Related to this fourth approach, and of possible help in restoring sanity in jus ad bellum law, I am pleased to inform this distinguished audience that Professor Yoram Dinstein of Tel Aviv University and I have been working with David Graham and scholars and practitioners from eleven countries in preparing a manual on jus ad bellum, tentatively titled The Virginia Manual on the Law Concerning the Use of Force and the Exercise of Self-Defense. Once in draft form, the manual will be circulated to governments—most particularly to include the United States Department of Defense—for incorporation of comments before finalization. The manual is well along, with agreement on multiple black letter rules, and is in the process of adding commentary to the rules. As this audience knows well, such manuals have been useful in dealing with jus in bello issues.
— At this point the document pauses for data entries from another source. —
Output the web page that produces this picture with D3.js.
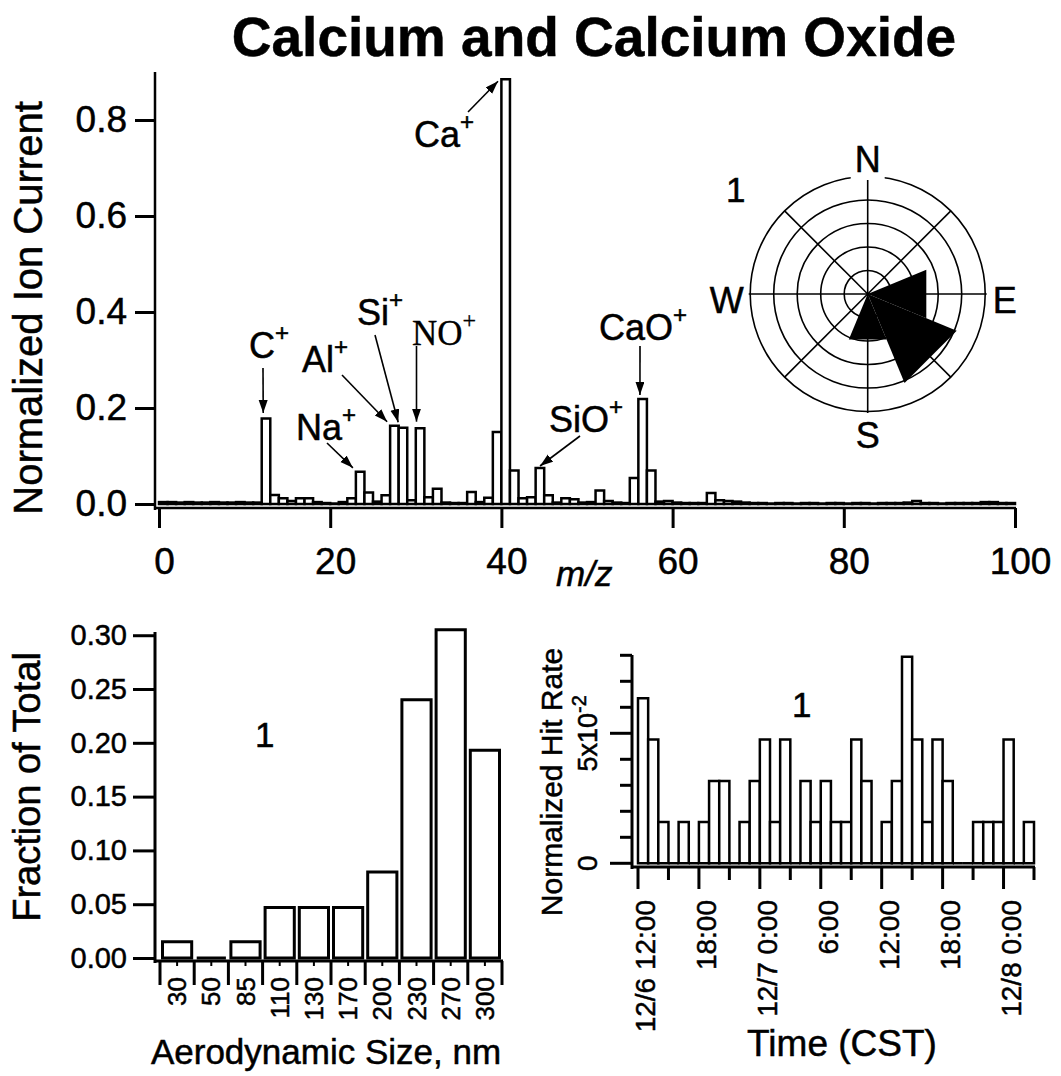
<!DOCTYPE html>
<html>
<head>
<meta charset="utf-8">
<script src="https://cdn.jsdelivr.net/npm/d3@7"></script>
<style>
body { margin: 0; background: #fff; }
svg { display: block; }
text { font-family: "Liberation Sans", Arial, sans-serif; fill: #000; stroke: #000; stroke-width: 0.5px; }
</style>
</head>
<body>
<svg width="1061" height="1076"></svg>
<script>
// ---------- data ----------
// mass spectrum, index = m/z (0..99)
const mzValues = [
  0.004, 0.004, 0.003, 0.004, 0.003, 0.003, 0.004, 0.003, 0.003, 0.004,
  0.003, 0.003, 0.178, 0.019, 0.012, 0.006, 0.012, 0.012, 0.004, 0.002,
  0.001, 0.004, 0.012, 0.067, 0.024, 0.005, 0.018, 0.163, 0.159, 0.008,
  0.158, 0.014, 0.032, 0.003, 0.002, 0.002, 0.025, 0.004, 0.013, 0.150,
  0.885, 0.070, 0.012, 0.014, 0.075, 0.018, 0.003, 0.012, 0.010, 0.003,
  0.004, 0.028, 0.006, 0.003, 0.002, 0.054, 0.219, 0.070, 0.005, 0.006,
  0.003, 0.002, 0.002, 0.002, 0.023, 0.008, 0.006, 0.005, 0.003, 0.002,
  0.002, 0.001, 0.002, 0.002, 0.001, 0.002, 0.002, 0.001, 0.002, 0.002,
  0.001, 0.002, 0.002, 0.001, 0.002, 0.002, 0.002, 0.003, 0.006, 0.002,
  0.002, 0.001, 0.002, 0.002, 0.002, 0.002, 0.004, 0.004, 0.002, 0.002
];
const ionNames = ["C", "Na", "Al", "Si", "NO", "Ca", "SiO", "CaO"];
const ionMz = [12, 23, 27, 28, 30, 40, 44, 56];

// wind rose
const windDirs = ["N", "NE", "E", "SE", "S", "SW", "W", "NW"];
const windValues = [0, 0, 0.27, 0.41, 0.21, 0, 0, 0];

// size distribution
const sizeBins = ["30", "50", "85", "110", "130", "170", "200", "230", "270", "300"];
const sizeFractions = [0.015, 0, 0.015, 0.047, 0.047, 0.047, 0.080, 0.240, 0.305, 0.193];

// hourly hit rate from 12/6 12:00
const hitStart = new Date(2000, 11, 6, 12);
const hitEnd = new Date(2000, 11, 8, 3);
const hitRates = [
  0.0635, 0.0476, 0.0159, 0, 0.0159, 0, 0.0159, 0.0317, 0.0317, 0,
  0.0159, 0.0317, 0.0476, 0.0159, 0.0476, 0, 0.0317, 0.0159, 0.0317, 0.0159,
  0.0159, 0.0476, 0.0317, 0, 0.0159, 0.0317, 0.0794, 0.0476, 0.0159, 0.0476,
  0.0317, 0, 0, 0.0159, 0.0159, 0.0159, 0.0476, 0, 0.0159
];

// ---------- helpers ----------
const svg = d3.select("svg");

function barPath(x0, x1, y0, y1) {
  return `M${x0},${y0}V${y1}H${x1}V${y0}Z`;
}

function styleAxis(g, size) {
  g.select(".domain").remove();
  g.attr("font-family", null).attr("font-size", size);
  g.selectAll(".tick line").attr("stroke", "#000").attr("stroke-width", 3);
  g.selectAll(".tick text").attr("fill", "#000");
}

svg.append("defs").append("marker")
  .attr("id", "arrow")
  .attr("markerUnits", "userSpaceOnUse")
  .attr("markerWidth", 14).attr("markerHeight", 10)
  .attr("refX", 13).attr("refY", 4.5)
  .attr("orient", "auto")
  .append("path").attr("d", "M0,0L13,4.5L0,9Z").attr("fill", "#000");

// ---------- title ----------
svg.append("text")
  .attr("x", 594).attr("y", 56)
  .attr("text-anchor", "middle")
  .attr("font-size", 55).attr("font-weight", "bold")
  .text("Calcium and Calcium Oxide");

// ---------- top: mass spectrum ----------
const xMz = d3.scaleLinear().domain([0, 100]).range([159, 1015]);
const yIon = d3.scaleLinear().domain([0, 0.9]).range([504, 72]);
const specG = svg.append("g");

specG.append("g").selectAll("path")
  .data(mzValues)
  .join("path")
  .attr("d", (d, i) => barPath(xMz(i), xMz(i + 1), yIon(0), yIon(d)))
  .attr("fill", "#fff").attr("stroke", "#000").attr("stroke-width", 2.5);

specG.append("line").attr("x1", 155).attr("x2", 155).attr("y1", 72).attr("y2", 510)
  .attr("stroke", "#000").attr("stroke-width", 2.5);
specG.append("line").attr("x1", 155).attr("x2", 1016).attr("y1", 508).attr("y2", 508)
  .attr("stroke", "#000").attr("stroke-width", 2.5);

specG.append("g").attr("transform", "translate(155,0)")
  .call(d3.axisLeft(yIon).tickValues([0, 0.2, 0.4, 0.6, 0.8]).tickFormat(d3.format(".1f"))
    .tickSize(20).tickPadding(8))
  .call(g => styleAxis(g, 37));

specG.append("g").attr("transform", "translate(0,508)")
  .call(d3.axisBottom(xMz).tickValues([0, 20, 40, 60, 80, 100]).tickSize(20).tickPadding(20))
  .call(g => styleAxis(g, 37))
  .call(g => g.selectAll(".tick text").attr("dx", 5));

specG.append("text")
  .attr("transform", "translate(42,308) rotate(-90)")
  .attr("text-anchor", "middle").attr("font-size", 40)
  .text("Normalized Ion Current");

specG.append("text")
  .attr("x", 556).attr("y", 586)
  .attr("font-size", 35).attr("font-style", "italic")
  .text("m/z");

// ion labels: text position, arrow tail, arrow tip offset from bar corner
const ionLayout = [
  { tx: 249, ty: 358, ax: 263, ay: 368, dx: 1.5, dy: -5.5 },
  { tx: 296, ty: 440, ax: 327, ay: 443, dx: -3, dy: -4 },
  { tx: 302, ty: 372, ax: 342, ay: 375, dx: -3, dy: -4 },
  { tx: 357, ty: 325, ax: 375, ay: 335, dx: -0.5, dy: -5.5 },
  { tx: 412, ty: 345, ax: 416.5, ay: 346, dx: 0.7, dy: -6.5, serif: true },
  { tx: 414, ty: 147, ax: 468, ay: 112, dx: -3.4, dy: 2 },
  { tx: 549, ty: 432, ax: 580, ay: 436, dx: 4.4, dy: -2 },
  { tx: 599, ty: 340, ax: 640, ay: 346, dx: 1.6, dy: -4 }
];

ionNames.forEach((name, i) => {
  const L = ionLayout[i];
  const t = specG.append("text")
    .attr("x", L.tx).attr("y", L.ty)
    .attr("font-size", L.serif ? 35 : 36);
  if (L.serif) t.style("font-family", "'Liberation Serif', 'Times New Roman', serif").style("stroke-width", "0.3px");
  t.append("tspan").text(name);
  t.append("tspan").attr("dy", -17).attr("font-size", 24).text("+");

  const v = mzValues[ionMz[i]];
  specG.append("line")
    .attr("x1", L.ax).attr("y1", L.ay)
    .attr("x2", xMz(ionMz[i]) + L.dx).attr("y2", yIon(v) + L.dy)
    .attr("stroke", "#000").attr("stroke-width", 1.6)
    .attr("marker-end", "url(#arrow)");
});

// ---------- wind rose ----------
const rose = svg.append("g").attr("transform", "translate(867.7,294)");
const rWind = d3.scaleLinear().domain([0, 0.5]).range([0, 117.5]);
const ringValues = [0.1, 0.2, 0.3, 0.4, 0.5];

rose.selectAll("circle")
  .data(ringValues)
  .join("circle")
  .attr("r", d => rWind(d))
  .attr("fill", "none").attr("stroke", "#000").attr("stroke-width", 1.6);

windDirs.forEach((d, i) => {
  const a = i * Math.PI / 4;
  const len = i % 2 === 0 ? 119 : rWind(0.5);
  rose.append("line")
    .attr("x1", 0).attr("y1", 0)
    .attr("x2", Math.sin(a) * len).attr("y2", -Math.cos(a) * len)
    .attr("stroke", "#000").attr("stroke-width", 1.6);
});

rose.selectAll("path.wedge")
  .data(windValues)
  .join("path")
  .attr("class", "wedge")
  .attr("d", (v, i) => {
    const a0 = (i * 45 - 22.5) * Math.PI / 180;
    const a1 = (i * 45 + 22.5) * Math.PI / 180;
    const r = rWind(v);
    return `M0,0L${Math.sin(a0) * r},${-Math.cos(a0) * r}L${Math.sin(a1) * r},${-Math.cos(a1) * r}Z`;
  })
  .attr("fill", "#000");

rose.append("rect").attr("x", -17).attr("y", -150).attr("width", 34).attr("height", 36).attr("fill", "#fff");
const compass = [
  { t: "N", x: 0, y: -122, a: "middle" },
  { t: "E", x: 125, y: 19, a: "start" },
  { t: "S", x: 0, y: 154, a: "middle" },
  { t: "W", x: -124, y: 19, a: "end" }
];
rose.selectAll("text.dir")
  .data(compass)
  .join("text")
  .attr("class", "dir")
  .attr("x", d => d.x).attr("y", d => d.y)
  .attr("text-anchor", d => d.a)
  .attr("font-size", 36)
  .text(d => d.t);

svg.append("text").attr("x", 726).attr("y", 202).attr("font-size", 35).text("1");

// ---------- bottom left: size distribution ----------
const xSize = d3.scaleBand().domain(sizeBins).range([160, 502]);
const ySize = d3.scaleLinear().domain([0, 0.303]).range([958, 632]);
const hist = svg.append("g");

hist.append("g").selectAll("path")
  .data(sizeFractions)
  .join("path")
  .attr("d", (d, i) => {
    const x0 = xSize(sizeBins[i]);
    return barPath(x0 + 2.5, x0 + xSize.bandwidth() - 2.5, ySize(0), ySize(d));
  })
  .attr("fill", "#fff").attr("stroke", "#000").attr("stroke-width", 3);

hist.append("line").attr("x1", 155).attr("x2", 155).attr("y1", 632).attr("y2", 963)
  .attr("stroke", "#000").attr("stroke-width", 3);
hist.append("line").attr("x1", 155).attr("x2", 503).attr("y1", 961).attr("y2", 961)
  .attr("stroke", "#000").attr("stroke-width", 3);

hist.append("g").attr("transform", "translate(155,0)")
  .call(d3.axisLeft(ySize).tickValues([0, 0.05, 0.10, 0.15, 0.20, 0.25, 0.30])
    .tickFormat(d3.format(".2f")).tickSize(22).tickPadding(6))
  .call(g => styleAxis(g, 29));

const sizeEdges = sizeBins.map(b => xSize(b)).concat([xSize.range()[1]]);
hist.selectAll("line.edge")
  .data(sizeEdges)
  .join("line")
  .attr("class", "edge")
  .attr("x1", d => d).attr("x2", d => d)
  .attr("y1", 961).attr("y2", 985)
  .attr("stroke", "#000").attr("stroke-width", 3);
hist.selectAll("line.mid")
  .data(sizeBins)
  .join("line")
  .attr("class", "mid")
  .attr("x1", d => xSize(d) + xSize.bandwidth() / 2).attr("x2", d => xSize(d) + xSize.bandwidth() / 2)
  .attr("y1", 961).attr("y2", 966)
  .attr("stroke", "#000").attr("stroke-width", 2);
hist.selectAll("text.cat")
  .data(sizeBins)
  .join("text")
  .attr("class", "cat")
  .attr("transform", d => `translate(${xSize(d) + xSize.bandwidth() / 2},977) rotate(-90)`)
  .attr("text-anchor", "end").attr("dy", "0.35em")
  .attr("font-size", 26)
  .text(d => d);

hist.append("text")
  .attr("transform", "translate(40,787) rotate(-90)")
  .attr("text-anchor", "middle").attr("font-size", 38)
  .text("Fraction of Total");
hist.append("text")
  .attr("x", 326).attr("y", 1064)
  .attr("text-anchor", "middle").attr("font-size", 35)
  .text("Aerodynamic Size, nm");
hist.append("text").attr("x", 255).attr("y", 747).attr("font-size", 35).text("1");

// ---------- bottom right: hit rate vs time ----------
const xTime = d3.scaleTime().domain([hitStart, hitEnd]).range([638, 1034]);
const yHit = d3.scaleLinear().domain([0, 0.08]).range([863.3, 655.3]);
const ts = svg.append("g");

ts.append("g").selectAll("path")
  .data(hitRates)
  .join("path")
  .attr("d", (d, i) => {
    const t0 = d3.timeHour.offset(hitStart, i);
    const t1 = d3.timeHour.offset(hitStart, i + 1);
    return barPath(xTime(t0), xTime(t1), yHit(0), yHit(d));
  })
  .attr("fill", "#fff").attr("stroke", "#000").attr("stroke-width", 2.5);

ts.append("line").attr("x1", 632).attr("x2", 632).attr("y1", 655).attr("y2", 869)
  .attr("stroke", "#000").attr("stroke-width", 3);
ts.append("line").attr("x1", 632).attr("x2", 1035).attr("y1", 867).attr("y2", 867)
  .attr("stroke", "#000").attr("stroke-width", 3);

const hitTicks = [0, 0.01, 0.02, 0.03, 0.04, 0.05, 0.06, 0.07, 0.08];
ts.selectAll("line.ytick")
  .data(hitTicks)
  .join("line")
  .attr("class", "ytick")
  .attr("x1", d => (d === 0 || d === 0.05) ? 610 : 620).attr("x2", 632)
  .attr("y1", d => yHit(d)).attr("y2", d => yHit(d))
  .attr("stroke", "#000").attr("stroke-width", 3);

ts.append("text")
  .attr("transform", `translate(597,${yHit(0)}) rotate(-90)`)
  .attr("text-anchor", "middle").attr("font-size", 28)
  .text("0");
const lbl5 = ts.append("text")
  .attr("transform", `translate(597,${yHit(0.05)}) rotate(-90)`)
  .attr("text-anchor", "middle").attr("font-size", 27);
lbl5.append("tspan").text("5x10");
lbl5.append("tspan").attr("dy", -11).attr("font-size", 20).text("-2");

const timeTicks = d3.timeHour.every(3).range(hitStart, d3.timeHour.offset(hitEnd, 1));
ts.selectAll("line.xtick")
  .data(timeTicks)
  .join("line")
  .attr("class", "xtick")
  .attr("x1", d => xTime(d)).attr("x2", d => xTime(d))
  .attr("y1", 867).attr("y2", d => d.getHours() % 6 === 0 ? 889 : 880)
  .attr("stroke", "#000").attr("stroke-width", 3);

const fmtTime = d => {
  if (+d === +hitStart || d.getHours() === 0) return `${d.getMonth() + 1}/${d.getDate()} ${d.getHours()}:00`;
  return `${d.getHours()}:00`;
};
ts.selectAll("text.tlab")
  .data(timeTicks.filter(d => d.getHours() % 6 === 0))
  .join("text")
  .attr("class", "tlab")
  .attr("transform", d => `translate(${xTime(d)},900) rotate(-90)`)
  .attr("text-anchor", "end").attr("dy", "0.62em")
  .attr("font-size", 28)
  .text(fmtTime);

ts.append("text")
  .attr("transform", "translate(562,782) rotate(-90)")
  .attr("text-anchor", "middle").attr("font-size", 30)
  .text("Normalized Hit Rate");
ts.append("text")
  .attr("x", 842).attr("y", 1056)
  .attr("text-anchor", "middle").attr("font-size", 37)
  .text("Time (CST)");
ts.append("text").attr("x", 792).attr("y", 717).attr("font-size", 35).text("1");
</script>
</body>
</html>
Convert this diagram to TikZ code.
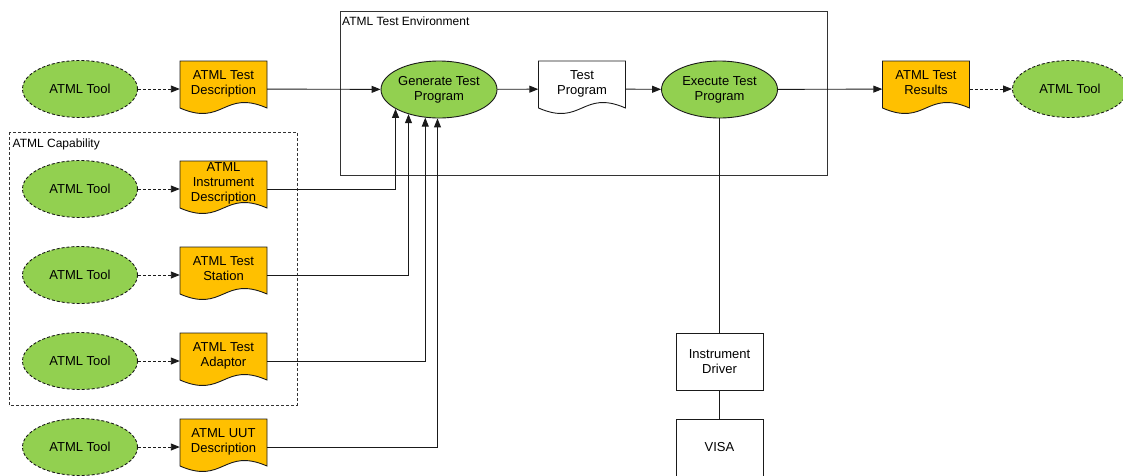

III. Conclusion and Thanks
With your leadership, we can restore the law of jus ad bellum to its classic and correct meaning. That meaning was supported by many of the finest international law minds in the world—including Professors Myres McDougal, C.M.H. Waldock, and Derek W. Bowett. A fully effective right of defense is an essential element in deterring aggression. In a world of sophisticated secret warfare, that right is needed more than ever.
We have a choice today. We can support the Charter framework as it supports defense and works against aggression, or we can avert our eyes as that framework is dismantled piece by piece.
In concluding, I would be remiss if I did not extend my thanks to all in this audience for your important service to the Nation, to freedom, and to the rule of law. May God be with each of you and may God be with the greatest Nation on earth, the United States of America.